Another running streaks algorithm
It has been some years since this article was posted http://www.sqlteam.com/article/detecting-runs-or-streaks-in-your-data and things has evolved since then. So I thought about using XML to solve the case. If the number of records are large, maybe this approach http://weblogs.sqlteam.com/peterl/archive/2009/08/12/Calculating-Running-Streak-over-many-records.aspx will be better for you?

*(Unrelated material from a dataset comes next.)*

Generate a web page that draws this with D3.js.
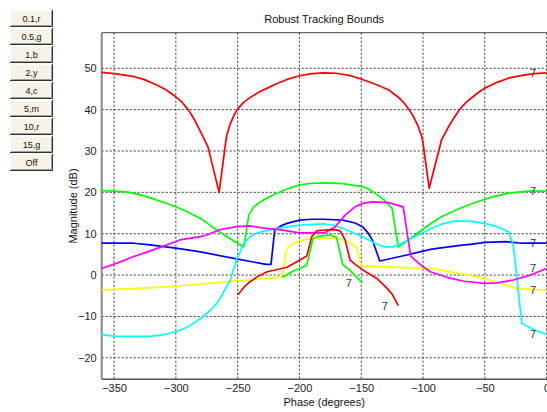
<!DOCTYPE html>
<html>
<head>
<meta charset="utf-8">
<script src="https://cdn.jsdelivr.net/npm/d3@7/dist/d3.min.js"></script>
<style>
  html, body { margin: 0; padding: 0; background: #ffffff; overflow: hidden; }
  svg { display: block; font-family: "Liberation Sans", Arial, Helvetica, sans-serif; }
</style>
</head>
<body>
<svg id="chart" width="547" height="412"></svg>
<script>
// Robust tracking bounds on the Nichols plane: [phase (deg), magnitude (dB)]
const bound0p1 = [[-360,49.0],[-350,48.7],[-340,48.3],[-334,48.0],[-325,47.2],[-315,45.9],[-308,44.8],[-300,43.1],[-295,41.8],[-290,40.0],[-285,37.6],[-281,35.2],[-277,32.8],[-274,31.0],[-265,20.0],[-259,33.6],[-256,36.5],[-253,38.6],[-250,40.2],[-245,41.8],[-240,42.9],[-233,44.2],[-226,45.2],[-218,46.3],[-210,47.3],[-200,48.2],[-190,48.7],[-180,48.9],[-170,48.8],[-160,48.3],[-149,47.3],[-140,46.3],[-128,44.8],[-120,43.0],[-115,41.5],[-112,40.3],[-108,38.5],[-104,36.0],[-101,33.5],[-100,31.9],[-95,21.0],[-85,32.7],[-80,35.5],[-75,38.0],[-70,40.2],[-65,41.8],[-60,43.0],[-55,44.2],[-50,45.2],[-40,46.6],[-31,47.6],[-20,48.3],[-10,48.7],[0,48.9]];
const bound0p5 = [[-360,20.4],[-350,20.3],[-340,20.1],[-330,19.5],[-320,18.6],[-310,17.6],[-300,16.5],[-290,15.2],[-280,13.7],[-267,10.9],[-255,8.6],[-245,6.8],[-243,10.5],[-241,14.5],[-237,16.5],[-230,18.0],[-221,19.4],[-210,20.8],[-200,21.8],[-190,22.2],[-180,22.3],[-165,22.1],[-149,21.4],[-144,20.8],[-139,19.8],[-132,18.3],[-125,16.1],[-120,6.8],[-110,8.9],[-101,10.9],[-93,12.6],[-85,14.1],[-72,15.9],[-60,17.3],[-45,18.8],[-31,19.8],[-15,20.3],[0,20.3]];
const bound1 = [[-360,7.7],[-334,7.7],[-321,7.3],[-300,6.5],[-280,5.6],[-251,3.9],[-227,2.6],[-223,2.6],[-220,10.9],[-215,11.9],[-210,12.5],[-200,13.3],[-190,13.5],[-180,13.5],[-165,13.3],[-155,12.6],[-149,11.7],[-145,10.4],[-141,8.5],[-135,3.4],[-114,4.8],[-94,6.2],[-87,6.5],[-70,7.2],[-60,7.5],[-50,7.9],[-33,8.1],[-20,7.7],[0,7.7]];
const bound2 = [[-360,-3.6],[-330,-3.2],[-300,-2.7],[-251,-1.4],[-218,-0.6],[-214,0.0],[-210,6.5],[-205,7.6],[-200,8.3],[-193,8.7],[-186,8.9],[-170,8.9],[-160,8.0],[-154,6.8],[-150,2.2],[-128,2.0],[-101,1.6],[-94,1.6],[-80,0.9],[-67,0.2],[-50,-0.8],[-40,-1.8],[-24,-3.2],[-10,-3.5],[0,-3.6]];
const bound4 = [[-360,-14.4],[-348,-14.8],[-321,-14.8],[-310,-14.4],[-300,-13.7],[-290,-12.5],[-280,-10.5],[-272,-8.5],[-267,-6.9],[-262,-4.5],[-256,-1.2],[-251,3.6],[-245,7.7],[-240,9.2],[-235,10.1],[-226,10.8],[-218,11.3],[-200,12.1],[-180,12.4],[-172,12.0],[-165,11.3],[-157,10.3],[-149,9.3],[-140,7.8],[-131,6.8],[-125,6.8],[-120,7.3],[-110,8.8],[-101,10.1],[-93,11.3],[-85,12.3],[-74,13.1],[-60,13.0],[-50,12.5],[-40,11.7],[-31,10.5],[-27,7.3],[-20,-11.7],[-8,-13.5],[0,-14.3]];
const bound5 = [[-360,1.6],[-345,3.2],[-334,4.5],[-324,5.5],[-310,7.0],[-300,8.1],[-297,8.5],[-280,9.3],[-275,9.7],[-264,11.0],[-251,11.7],[-240,11.9],[-230,11.4],[-216,11.0],[-200,10.2],[-180,10.2],[-171,11.7],[-163,14.5],[-155,16.5],[-148,17.4],[-141,17.7],[-128,17.5],[-116,16.5],[-110,4.6],[-100,2.0],[-94,0.8],[-80,-0.6],[-67,-1.5],[-50,-2.0],[-40,-1.9],[-27,-1.2],[-13,0.0],[0,1.6]];
const bound10 = [[-250,-4.8],[-245,-3.0],[-240,-1.6],[-233,-0.2],[-226,0.8],[-210,1.9],[-194,4.6],[-190,9.3],[-186,10.7],[-180,10.9],[-171,11.0],[-167,10.7],[-163,8.5],[-159,3.6],[-154,2.4],[-147,0.9],[-137,-0.9],[-130,-2.9],[-125,-4.6],[-120,-7.4]];
const bound15 = [[-214,-0.6],[-205,1.0],[-200,1.6],[-194,2.4],[-189,8.9],[-184,9.4],[-175,9.7],[-170,9.1],[-168,6.5],[-165,2.6],[-160,1.4],[-149,-1.9]];

const bounds = [bound0p1, bound0p5, bound1, bound2, bound4, bound5, bound10, bound15];
const boundColors = ["#ff0000", "#00ff00", "#0000ff", "#ffff00", "#00ffff", "#ff00ff", "#ff0000", "#00ff00"];
const boundTag = "7";

const legendLabels = ["0.1,r", "0.5,g", "1,b", "2,y", "4,c", "5,m", "10,r", "15,g", "Off"];
const xTicks = [-350, -300, -250, -200, -150, -100, -50, 0];
const yTicks = [-20, -10, 0, 10, 20, 30, 40, 50];

const svg = d3.select("#chart");
const plot = { left: 101.7, right: 546.6, top: 32.7, bottom: 379.3 };

const x = d3.scaleLinear().domain([-360, 0]).range([plot.left, plot.right]);
const y = d3.scaleLinear().domain([-25.2, 58.6]).range([plot.bottom, plot.top]);

// grid
const grid = svg.append("g");
grid.selectAll("line.vg").data(xTicks).join("line")
  .attr("x1", d => x(d)).attr("x2", d => x(d))
  .attr("y1", plot.top).attr("y2", plot.bottom)
  .attr("stroke", "#333").attr("stroke-width", 1).attr("stroke-dasharray", "2,2");
grid.selectAll("line.hg").data(yTicks).join("line")
  .attr("x1", plot.left).attr("x2", plot.right)
  .attr("y1", d => y(d)).attr("y2", d => y(d))
  .attr("stroke", "#333").attr("stroke-width", 1).attr("stroke-dasharray", "2,2");

// axes (labels only; grid carries the ticks)
const xAxis = svg.append("g").attr("transform", `translate(0,${plot.bottom})`)
  .call(d3.axisBottom(x).tickValues(xTicks).tickSize(0).tickPadding(5).tickFormat(d3.format("d")));
const yAxis = svg.append("g").attr("transform", `translate(${plot.left},0)`)
  .call(d3.axisLeft(y).tickValues(yTicks).tickSize(0).tickPadding(5).tickFormat(d3.format("d")));
[xAxis, yAxis].forEach(a => {
  a.select(".domain").remove();
  a.selectAll("text").attr("font-size", "11px").attr("fill", "#222")
    .attr("font-family", "'Liberation Sans', Arial, sans-serif");
});

// axes box
svg.append("line").attr("x1", plot.left).attr("x2", plot.right + 2).attr("y1", plot.top).attr("y2", plot.top)
  .attr("stroke", "#444").attr("stroke-width", 1);
svg.append("line").attr("x1", plot.left).attr("x2", plot.right + 2).attr("y1", plot.bottom).attr("y2", plot.bottom)
  .attr("stroke", "#555").attr("stroke-width", 1.5);
svg.append("line").attr("x1", plot.left).attr("x2", plot.left).attr("y1", plot.top).attr("y2", plot.bottom)
  .attr("stroke", "#888").attr("stroke-width", 2);

// bound curves
const line = d3.line().x(d => x(d[0])).y(d => y(d[1]));
const curves = svg.append("g");
bounds.forEach((b, i) => {
  curves.append("path").datum(b)
    .attr("d", line)
    .attr("fill", "none")
    .attr("stroke", boundColors[i])
    .attr("stroke-width", 1.7)
    .attr("stroke-linejoin", "round");
});

// tags at curve ends
bounds.forEach(b => {
  const last = b[b.length - 1];
  svg.append("text")
    .attr("x", x(last[0] - 11)).attr("y", y(last[1]))
    .attr("text-anchor", "middle").attr("dominant-baseline", "central")
    .attr("font-size", "11px").attr("fill", "#333")
    .text(boundTag);
});

// titles
svg.append("text").attr("x", (plot.left + plot.right) / 2).attr("y", 23)
  .attr("text-anchor", "middle").attr("font-size", "11px").attr("fill", "#111")
  .text("Robust Tracking Bounds");
svg.append("text").attr("x", (plot.left + plot.right) / 2).attr("y", 406)
  .attr("text-anchor", "middle").attr("font-size", "11px").attr("fill", "#111")
  .text("Phase (degrees)");
svg.append("text")
  .attr("transform", `translate(73,${(plot.top + plot.bottom) / 2}) rotate(-90)`)
  .attr("text-anchor", "middle").attr("dominant-baseline", "central")
  .attr("font-size", "11px").attr("fill", "#111")
  .text("Magnitude (dB)");

// frequency selector buttons
const btn = svg.append("g");
legendLabels.forEach((lab, i) => {
  const bx = 10, by = 10 + i * 18, bw = 43, bh = 17;
  const g = btn.append("g");
  g.append("rect").attr("x", bx).attr("y", by).attr("width", bw).attr("height", bh).attr("fill", "#f7f3e7");
  g.append("path").attr("d", `M${bx + 0.5},${by + bh}V${by + 0.5}H${bx + bw}`).attr("fill", "none").attr("stroke", "#ffffff");
  g.append("path").attr("d", `M${bx + 1},${by + bh - 1.5}H${bx + bw - 1.5}V${by + 1}`).attr("fill", "none").attr("stroke", "#a0a0a0");
  g.append("path").attr("d", `M${bx},${by + bh - 0.5}H${bx + bw - 0.5}V${by}`).attr("fill", "none").attr("stroke", "#303030");
  g.append("text").attr("x", bx + bw / 2).attr("y", by + bh / 2 + 0.5)
    .attr("text-anchor", "middle").attr("dominant-baseline", "central")
    .attr("font-size", "9px").attr("fill", "#111").text(lab);
});
</script>
</body>
</html>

Below, I am using the same sample data as the original.
DECLARE @Sample TABLE
(
GameDate DATETIME,
Result CHAR(1)
)
INSERT @Sample
SELECT '1/1/2000', 'W' UNION ALL
SELECT '1/12/2000', 'L' UNION ALL
SELECT '1/15/2000', 'W' UNION ALL
SELECT '1/17/2000', 'W' UNION ALL
SELECT '1/22/2000', 'W' UNION ALL
SELECT '2/1/2000', 'L' UNION ALL
SELECT '2/5/2000', 'W' UNION ALL
SELECT '2/8/2000', 'L' UNION ALL
SELECT '2/16/2000', 'W' UNION ALL
SELECT '2/19/2000', 'L' UNION ALL
SELECT '2/25/2000', 'L' UNION ALL
SELECT '2/28/2000', 'L' UNION ALL
SELECT '3/15/2000', 'L' UNION ALL
SELECT '3/19/2000', 'W' UNION ALL
SELECT '3/25/2000', 'W'
For this to work, you must have a Tally table present. A tally table is nothing more than a table having numbers sequentially stored, ranging from 1 (or 0) to about 100,000. I am using 100,000 and it's very rarely I have had use for a bigger tally numbers table. So, if you don't have a Tally numbers table, go create one.
And now on to the suggestion.
DECLARE @Results VARCHAR(MAX)
SET @Results = (
SELECT '' + Result
FROM @Sample
ORDER BY GameDate
FOR XML PATH('')
)
;WITH Yak(Start, Streak)
AS (
SELECT MIN(Number) AS Start,
COUNT(*) AS Streak
FROM (
SELECT Number,
ROW_NUMBER() OVER (ORDER BY Number) AS recID
FROM dbo.TallyNumbers
WHERE Number BETWEEN 1 AND DATALENGTH(@Results)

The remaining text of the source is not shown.